Cabbage Pasta With Garlic Parmesan (Print Version)

Caramelized cabbage tossed with pasta, garlic, and freshly grated Parmesan. Simple Italian comfort in 35 minutes.

# Ingredient List:

→ Pasta

01 - 12 oz spaghetti or linguine
02 - Salt for boiling water

→ Vegetables

03 - 1 medium head green cabbage, cored and thinly sliced
04 - 2 tablespoons olive oil
05 - 2 tablespoons unsalted butter

→ Aromatics and Flavor

06 - 4 garlic cloves, thinly sliced
07 - ½ teaspoon crushed red pepper flakes
08 - ½ teaspoon freshly ground black pepper
09 - ¾ teaspoon fine sea salt, plus more to taste

→ Finish

10 - 1 cup freshly grated Parmesan cheese, plus extra for serving
11 - 2 tablespoons chopped fresh parsley
12 - Zest of 1 lemon

# How-To Steps:

01 - Bring a large pot of salted water to a boil. Cook pasta until al dente according to package instructions.
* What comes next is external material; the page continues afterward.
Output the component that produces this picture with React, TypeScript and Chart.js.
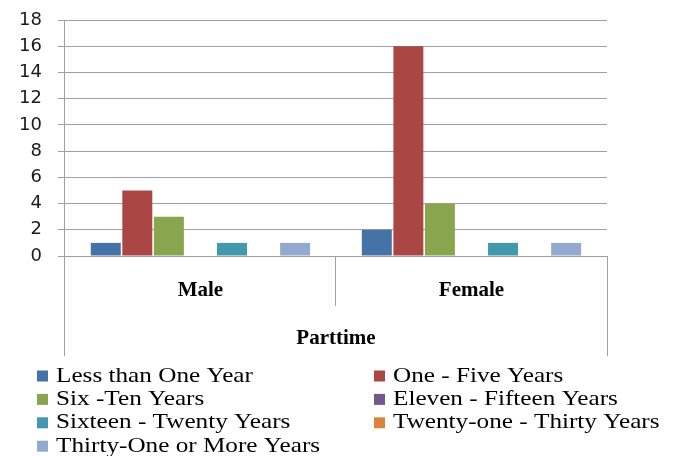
import React, { useEffect, useRef } from "react";
import { Chart, registerables } from "chart.js";

Chart.register(...registerables);

const categories = ["Male", "Female"];
const axisGroupTitle = "Parttime";
const seriesLabels = [
  "Less than One Year",
  "One - Five Years",
  "Six -Ten Years",
  "Eleven - Fifteen Years",
  "Sixteen - Twenty Years",
  "Twenty-one - Thirty Years",
  "Thirty-One or More Years",
];
const lessThanOne = [1, 2];
const oneToFive = [5, 16];
const sixToTen = [3, 4];
const elevenToFifteen = [0, 0];
const sixteenToTwenty = [1, 1];
const twentyOneToThirty = [0, 0];
const thirtyOnePlus = [1, 1];
const seriesColors = ["#4572A7", "#AA4643", "#89A54E", "#71588F", "#4198AF", "#DB843D", "#93A9CF"];
const yMax = 18;
const yStep = 2;

const columnLegend = {
  id: "columnLegend",
  afterDraw(chart: any) {
    const ctx = chart.ctx;
    const bottom = chart.scales.x2.bottom;
    const top = bottom + 20;
    const colX = [37, 374];
    const stretch = 1.2;
    ctx.save();
    ctx.font = '21px "Liberation Serif"';
    ctx.textBaseline = "middle";
    ctx.textAlign = "left";
    chart.data.datasets.forEach((ds: any, i: number) => {
      const col = i % 2;
      const row = Math.floor(i / 2);
      const x = colX[col];
      const y = top + row * 23.4;
      ctx.fillStyle = ds.backgroundColor;
      ctx.fillRect(x, y - 5.5, 11, 11);
      ctx.fillStyle = "#000";
      ctx.save();
      ctx.translate(x + 19, y);
      ctx.scale(stretch, 1);
      ctx.fillText(ds.label, 0, 0);
      ctx.restore();
    });
    ctx.restore();
  },
};

export default function App() {
  const ref = useRef<HTMLCanvasElement>(null);
  useEffect(() => {
    if (!ref.current) return;
    const values = [lessThanOne, oneToFive, sixToTen, elevenToFifteen, sixteenToTwenty, twentyOneToThirty, thirtyOnePlus];
    const gridGray = "#a0a0a0";
    const catFont = { family: '"Liberation Serif"', size: 21, weight: "bold" as const };
    const chart = new Chart(ref.current, {
      type: "bar",
      data: {
        labels: categories,
        datasets: values.map((v, i) => ({
          label: seriesLabels[i],
          data: v,
          backgroundColor: seriesColors[i],
          borderWidth: 0,
          barPercentage: 0.95,
          categoryPercentage: 0.815,
        })),
      },
      options: {
        animation: false,
        responsive: true,
        maintainAspectRatio: false,
        layout: { padding: { top: 10, left: 3, right: 69, bottom: 100 } },
        plugins: { legend: { display: false }, tooltip: { enabled: false } },
        scales: {
          x: {
            weight: 0,
            grid: {
              offset: true,
              drawOnChartArea: false,
              drawTicks: true,
              tickLength: 50,
              color: gridGray,
            },
            border: { display: true, color: gridGray },
            ticks: { padding: -28, color: "#000", font: catFont },
            title: {
              display: true,
              text: " ",
              color: "rgba(0,0,0,0)",
              font: { size: 10 },
              padding: { top: 0, bottom: 18.8 },
            },
          },
          x2: {
            type: "category",
            position: "bottom",
            weight: 1,
            labels: [axisGroupTitle],
            offset: true,
            grid: {
              offset: true,
              drawOnChartArea: false,
              drawTicks: true,
              tickLength: 50,
              color: gridGray,
            },
            border: { display: false },
            ticks: { padding: -30, color: "#000", font: catFont },
            title: {
              display: true,
              text: " ",
              color: "rgba(0,0,0,0)",
              font: { size: 10 },
              padding: { top: 0, bottom: 22.8 },
            },
          },
          y: {
            min: 0,
            max: yMax,
            grid: { color: gridGray, tickLength: 7 },
            border: { display: true, color: gridGray },
            ticks: {
              stepSize: yStep,
              autoSkip: false,
              padding: 16,
              color: "#1a1a1a",
              font: { family: '"DejaVu Sans"', size: 18, lineHeight: 0.45 },
            },
          },
        },
      },
      plugins: [columnLegend],
    });
    return () => chart.destroy();
  }, []);
  return (
    <div style={{ position: "absolute", left: 0, top: 0, width: 676, height: 456, background: "#fff" }}>
      <canvas ref={ref} />
    </div>
  );
}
Reserve 1 cup pasta water, then drain.
02 - Heat olive oil and butter in a large skillet over medium heat. Add sliced cabbage and ½ teaspoon salt. Cook, stirring occasionally, for 12-15 minutes until cabbage is caramelized, golden, and tender.
03 - Add garlic and red pepper flakes to the skillet. Cook for 1-2 minutes until fragrant but not browned.
04 - Add cooked pasta to the skillet with cabbage. Toss together, adding reserved pasta water gradually as needed to create a light sauce.
05 - Stir in Parmesan cheese and black pepper. Taste and adjust seasoning with additional salt and pepper as desired.
06 - Serve immediately, garnished with fresh parsley and lemon zest. Top with additional Parmesan cheese.

# Helpful Tips:

01 -
  • It turns an inexpensive head of cabbage into something that tastes like it took all day.
  • The caramelized edges of the cabbage add a natural sweetness that balances the sharpness of Parmesan.
  • You can have dinner on the table in half an hour with ingredients you probably already have.
  • It reheats beautifully, which means leftovers actually get better the next day.
02 -
  • Don't drain your pasta completely dry, a little extra water clinging to the noodles helps the sauce come together.
  • If your cabbage isn't caramelizing, turn the heat up slightly and resist the urge to stir it constantly.
  • Add the Parmesan off the heat or it can turn grainy and clumpy instead of creamy.
03 -
  • Use the biggest skillet you have so the cabbage has room to brown instead of steam.
  • If you want extra richness, stir in another tablespoon of butter right before serving.
  • A microplane grater makes quick work of the Parmesan and lemon zest, and the finer texture melts into the pasta beautifully.